Engineering Sciences
Mechanical identification with the reconditioned equilibrium gap method: Formulation, analysis and comparisons
Published on - Computer Methods in Applied Mechanics and Engineering
Full-field measurements are used to calibrate material parameters. The Equilibrium Gap Method (EGM), like other identification formulations that use full-field data, has the advantage of being direct for linear behavior and some nonlinearities, thereby being computationally cheaper than iterative methods. However, it has a high sensitivity to measurement uncertainties, which is detrimental when dealing with noisy data. The Reconditioned Equilibrium Gap Method (REGM) has been proposed to mitigate this sensitivity.
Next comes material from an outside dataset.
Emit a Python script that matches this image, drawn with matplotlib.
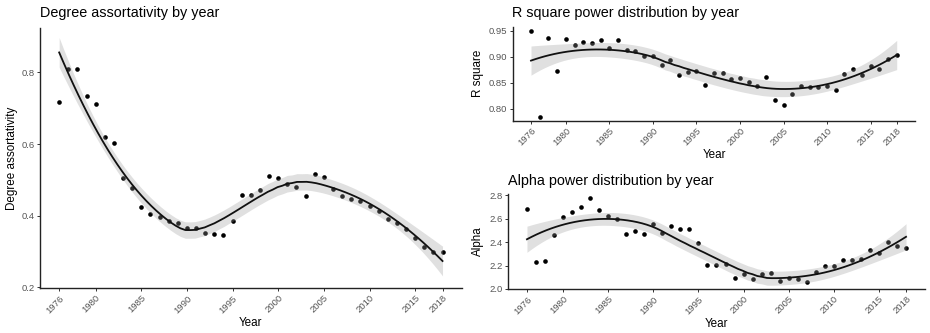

Reconditioning is revisited in this paper from two viewpoints. First, reconditioning may be analyzed as a way of accounting for displacement uncertainties in the cost function. Second, the reconditioned formulation approximates the optimization problem associated with Finite Element Model Updating (FEMU). Based on these developments, the Sequentially Reconditioned Equilibrium Gap Method (SREGM), i.e., an intermediary between FEMU and REGM, is proposed. It uses REGM results to correct the approximation in a fixed-point scheme. Identification results on synthetic and true experiments show that considering the covariance matrix of measured displacements in the cost function is necessary to obtain good identification results. The analyses give insight into unsuccessful cases and confirm that SREGM provides results closer to FEMU than EGM or REGM.